Tuesday, April 19, 2011

Perspective

My first for real race of the season was pretty hard. I got dropped, I stayed on, I felt good, I felt bad, I hit the wall, I made a break, I got nervous, and I felt relief.

Before the final event and after three days of intense racing I was very nervous. I couldn't calm my mind down the night before the circuit race. Then all of the sudden I had a moment of perspective: at least I'm not in Libya; at least my house is still standing; I have food in the fridge, and fresh water to drink; I have a good job that pays my bills and more; I have a wonderful group of friends, a supportive family and people I know love me.

With that perspective this whole racing business becomes pretty small. Racing isn't what paid for my bike; it's not what puts food on my table; it didn't pay my car off; it doesn't bring anymore emotional intelligence into my life; racing isn't about fulfilling some gaping hole in my ego, rather, it's about completion. it's about starting something and seeing it through.

Waking up each day I have to self-commit to a lot of things: family and friends, work and myself above all else. I know I can hang, I know if I really try I can do OK with some pretty stiff competition but it's not why I start the race. It's very difficult for me to come to that line, it's the tough "get out of the door" feeling I have some days when I just don't feel like doing what ever I need to get out the door and do that day. it's easy to just say fuck it. When it gets hard in a race it's easy to say Ok, I've had enough, that's it I'm threw.

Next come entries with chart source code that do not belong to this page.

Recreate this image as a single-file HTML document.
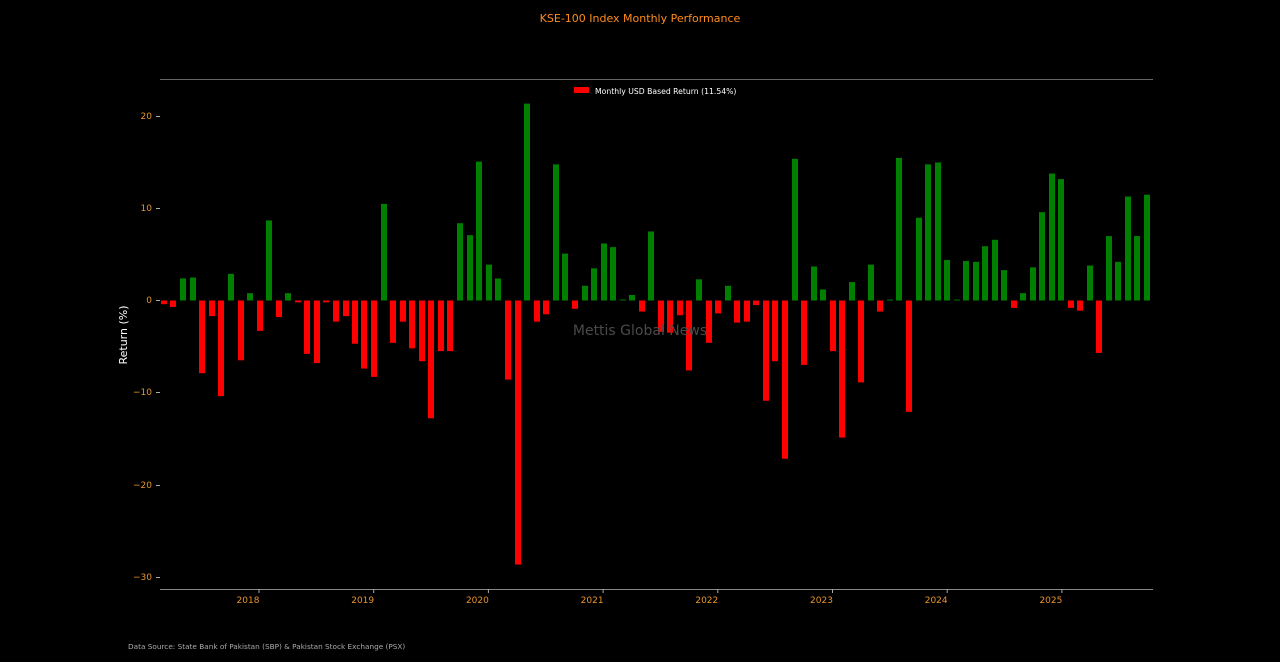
<!DOCTYPE html>
<html><head><meta charset="utf-8"><style>
html,body{margin:0;padding:0;background:#000;width:1280px;height:662px;overflow:hidden}
svg{display:block}
text{font-family:"DejaVu Sans","Liberation Sans",sans-serif}
</style></head><body>
<svg id="c" width="1280" height="662" viewBox="0 0 1280 662" xmlns="http://www.w3.org/2000/svg">
<rect width="1280" height="662" fill="#000"/>
<text x="640" y="22" fill="#ff8c1a" font-size="11" text-anchor="middle">KSE-100 Index Monthly Performance</text>
<line x1="160" y1="79.5" x2="1153" y2="79.5" stroke="#666" stroke-width="1"/>
<line x1="160" y1="589.5" x2="1153" y2="589.5" stroke="#888" stroke-width="1"/>
<g id="bars"></g>
<text x="640" y="335" fill="#4a4a4a" font-size="14" text-anchor="middle">Mettis Global News</text>
<rect x="574" y="87" width="15" height="6" fill="#ff0000"/>
<text x="595" y="94" fill="#fff" font-size="7.7">Monthly USD Based Return (11.54%)</text>
<g fill="#e8932a" font-size="9" text-anchor="end">
<text x="152" y="119">20</text><text x="152" y="211">10</text><text x="152" y="303">0</text>
<text x="152" y="395">−10</text><text x="152" y="488">−20</text><text x="152" y="580">−30</text>
</g>
<g stroke="#aaa" stroke-width="1">
<line x1="156" y1="116.5" x2="160" y2="116.5"/><line x1="156" y1="208.5" x2="160" y2="208.5"/>
<line x1="156" y1="300.5" x2="160" y2="300.5"/><line x1="156" y1="392.5" x2="160" y2="392.5"/>
<line x1="156" y1="485.5" x2="160" y2="485.5"/><line x1="156" y1="577.5" x2="160" y2="577.5"/>
</g>
<g id="xt" fill="#e8932a" font-size="9" text-anchor="middle"></g>
<text transform="translate(127,335) rotate(-90)" fill="#fff" font-size="11" text-anchor="middle">Return (%)</text>
<text x="128" y="649" fill="#aaa" font-size="7.3">Data Source: State Bank of Pakistan (SBP) &amp; Pakistan Stock Exchange (PSX)</text>
</svg>
<script>
var d=[[162,-0.4],[171,-0.7],[181,2.4],[191,2.5],[200,-7.9],[210,-1.7],[219,-10.4],[229,2.9],[239,-6.5],[248,0.8],[258,-3.3],[267,8.7],[277,-1.8],[286,0.8],[296,-0.2],[305,-5.8],[315,-6.8],[324,-0.2],[334,-2.3],[344,-1.7],[353,-4.7],[362,-7.4],[372,-8.3],[382,10.5],[391,-4.6],[401,-2.3],[410,-5.2],[420,-6.6],[429,-12.8],[439,-5.5],[448,-5.5],[458,8.4],[468,7.1],[477,15.1],[487,3.9],[496,2.4],[506,-8.6],[516,-28.7],[525,21.4],[535,-2.3],[544,-1.5],[554,14.8],[563,5.1],[573,-0.9],[583,1.6],[592,3.5],[602,6.2],[611,5.8],[621,0.1],[630,0.6],[640,-1.2],[649,7.5],[659,-3.4],[668,-3.5],[678,-1.6],[687,-7.6],[697,2.3],[707,-4.6],[716,-1.4],[726,1.6],[735,-2.4],[745,-2.3],[754,-0.5],[764,-10.9],[773,-6.6],[783,-17.2],[793,15.4],[802,-7.0],[812,3.7],[821,1.2],[831,-5.5],[840,-14.9],[850,2.0],[859,-8.9],[869,3.9],[878,-1.2],[888,0.1],[897,15.5],[907,-12.1],[917,9.0],[926,14.8],[936,15.0],[945,4.4],[955,0.1],[964,4.3],[974,4.2],[983,5.9],[993,6.6],[1002,3.3],[1012,-0.8],[1021,0.8],[1031,3.6],[1040,9.6],[1050,13.8],[1059,13.2],[1069,-0.8],[1078,-1.1],[1088,3.8],[1097,-5.7],[1107,7.0],[1116,4.2],[1126,11.3],[1135,7.0],[1145,11.5]];
var ns="http://www.w3.org/2000/svg",g=document.getElementById("bars");
d.forEach(function(p){var r=document.createElementNS(ns,"rect");var v=p[1],h=Math.abs(v)*9.2;
r.setAttribute("x",p[0]-1);r.setAttribute("width",6);r.setAttribute("y",v>=0?300.5-h:300.5);r.setAttribute("height",Math.max(h,0.8));
r.setAttribute("fill",v>=0?"#008000":"#ff0000");g.appendChild(r);});
var xt=document.getElementById("xt");
for(var i=0;i<8;i++){var x=248+i*114.7;var t=document.createElementNS(ns,"text");t.setAttribute("x",x);t.setAttribute("y",603);t.textContent=2018+i;xt.appendChild(t);
var l=document.createElementNS(ns,"line");l.setAttribute("x1",x+11);l.setAttribute("x2",x+11);l.setAttribute("y1",589);l.setAttribute("y2",593);l.setAttribute("stroke","#aaa");document.getElementById("c").appendChild(l);}
</script>
</body></html>
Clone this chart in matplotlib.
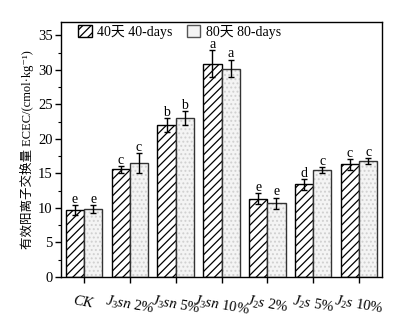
import matplotlib
matplotlib.use("Agg")
import matplotlib.pyplot as plt
import numpy as np
from matplotlib.patches import Patch
from matplotlib.ticker import MultipleLocator

plt.rcParams['font.family'] = ['Liberation Serif', 'Noto Sans CJK SC', 'DejaVu Sans']
plt.rcParams['mathtext.fontset'] = 'custom'
plt.rcParams['mathtext.rm'] = 'Liberation Serif'
plt.rcParams['mathtext.it'] = 'Liberation Serif:italic'
plt.rcParams['hatch.linewidth'] = 0.9

# Treatments and ECEC values (mean, std) for the two sampling times
treatments = [r'$\mathit{CK}$', r'$\mathit{J_3sn\ 2\%}$', r'$\mathit{J_3sn\ 5\%}$',
              r'$\mathit{J_3sn\ 10\%}$', r'$\mathit{J_2s\ 2\%}$', r'$\mathit{J_2s\ 5\%}$',
              r'$\mathit{J_2s\ 10\%}$']
ecec_40 = [9.7, 15.6, 22.0, 30.9, 11.3, 13.4, 16.3]
err_40 = [0.7, 0.5, 1.0, 2.0, 0.8, 0.75, 0.8]
ecec_80 = [9.8, 16.5, 23.0, 30.2, 10.7, 15.5, 16.8]
err_80 = [0.6, 1.5, 1.0, 1.3, 0.8, 0.4, 0.4]
sig_40 = ['e', 'c', 'b', 'a', 'e', 'd', 'c']
sig_80 = ['e', 'c', 'b', 'a', 'e', 'c', 'c']
legend_labels = ['40天 40-days', '80天 80-days']

fig = plt.figure(figsize=(4.02, 3.22), dpi=100)
ax = fig.add_axes([0.152, 0.140, 0.798, 0.793])

x = np.arange(1, len(treatments) + 1)
w = 0.40

# 40-day bars: black diagonal hatch on white
ax.bar(x - w / 2, ecec_40, w, facecolor='white', edgecolor='black',
       hatch='////', linewidth=1.0, zorder=2)
# 80-day bars: light dotted fill, then black outline on top
ax.bar(x + w / 2, ecec_80, w, facecolor='#f4f4f4', edgecolor='#d0d0d0',
       hatch='....', linewidth=0, zorder=2)
ax.bar(x + w / 2, ecec_80, w, facecolor='none', edgecolor='#333333',
       linewidth=1.0, zorder=3)

ax.errorbar(x - w / 2, ecec_40, yerr=err_40, fmt='none', ecolor='black',
            elinewidth=1.0, capsize=2.5, capthick=1.0, zorder=4)
ax.errorbar(x + w / 2, ecec_80, yerr=err_80, fmt='none', ecolor='black',
            elinewidth=1.0, capsize=2.5, capthick=1.0, zorder=4)

for xi, v, e, s in zip(x - w / 2, ecec_40, err_40, sig_40):
    ax.text(xi, v + e + 0.3, s, ha='center', va='baseline', fontsize=10)
for xi, v, e, s in zip(x + w / 2, ecec_80, err_80, sig_80):
    ax.text(xi, v + e + 0.3, s, ha='center', va='baseline', fontsize=10)

ax.set_xlim(0.5, 7.5)
ax.set_ylim(0, 37)
ax.yaxis.set_major_locator(MultipleLocator(5))
ax.yaxis.set_minor_locator(MultipleLocator(2.5))
ax.tick_params(axis='y', which='major', direction='out', length=4, width=1,
               labelsize=10.5, pad=2)
ax.tick_params(axis='y', which='minor', direction='out', length=2, width=0.8)
ax.tick_params(axis='x', direction='out', length=4, width=1, labelsize=10.5, pad=8)
ax.set_xticks(x)
ax.set_xticklabels(treatments, rotation=-10, ha='center')

for sp in ax.spines.values():
    sp.set_linewidth(1.0)

ax.set_ylabel('有效阳离子交换量 ECEC/(cmol·kg⁻¹)', fontsize=9, labelpad=3)

handles = [Patch(facecolor='white', edgecolor='black', hatch='////', linewidth=1.0),
           Patch(facecolor='#f4f4f4', edgecolor='#555555', linewidth=1.0)]
ax.legend(handles, legend_labels, loc='upper left', ncol=2, frameon=False,
          fontsize=10, handlelength=1.0, handleheight=1.0, handletextpad=0.4,
          columnspacing=1.0, borderaxespad=0.0, bbox_to_anchor=(0.035, 1.01))

fig.savefig('out.png', dpi=100)
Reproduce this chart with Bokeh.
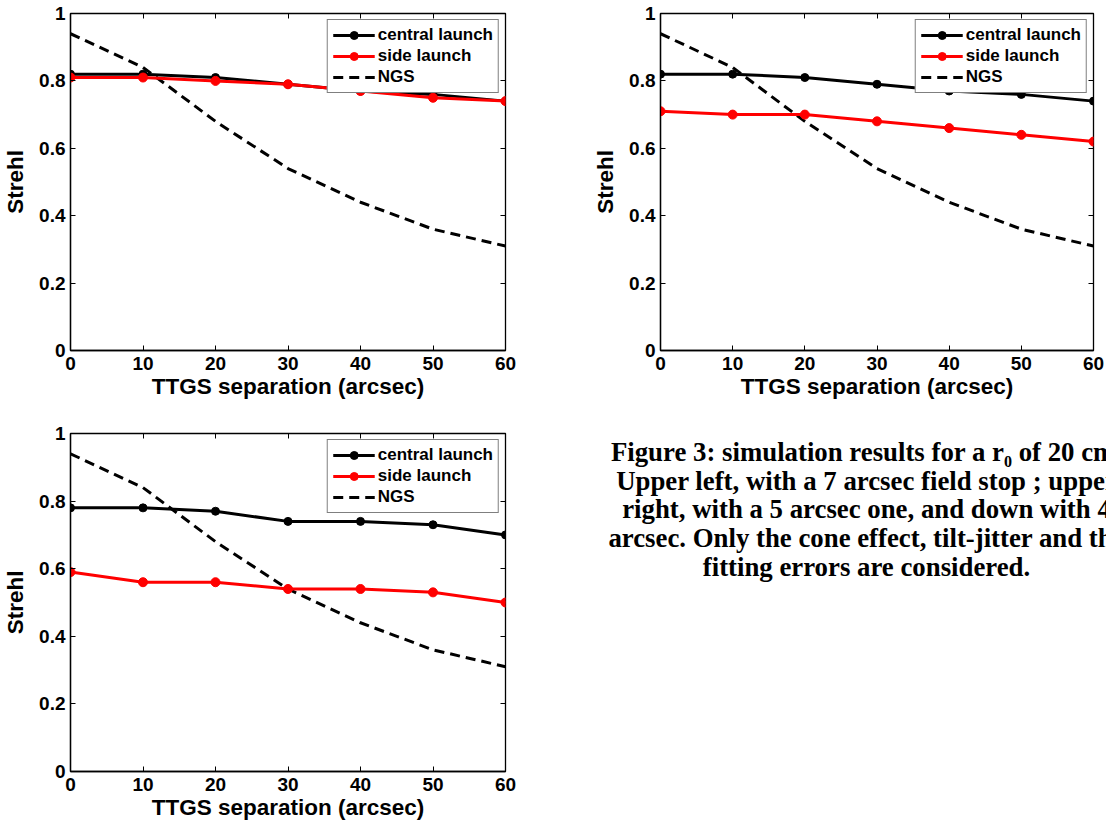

But you can always give 50% more. Your self-commitment and motivation are always synergistically linked. If you're committed to seeing it through the motivation materializes out of thin air; if you're motivated you are already self committed to the task at hand.

I was told from a young age that if you start something you see it through; if you're going to do something, then do it right. For me, doing this racing thing right is to get myself to the highest level I can as an amateur. I'm almost there, I can taste those points. I won't quit until that goal is reached.

In the mean time, while I complete that little goal, I'll keep my perspective and wits about me. I know it's just a bike race. I know it's place in my life, what it does and does not provide for me. It's just a hobby. A very expensive, time consuming, energy sapping hobby that can easily take precedence over more pressing and important matters. And here is where it comes full circle: cycling is hard, life is hard; it's not about point A or point B, it's about the ride; it's not about the bike but it's about the bike; cycling is not a sport for me, it's a lifestyle, the filter through which I experience my world - it can leave me with or without perspective, it's my decision to choose which road to take, and what I get in return for my hard work.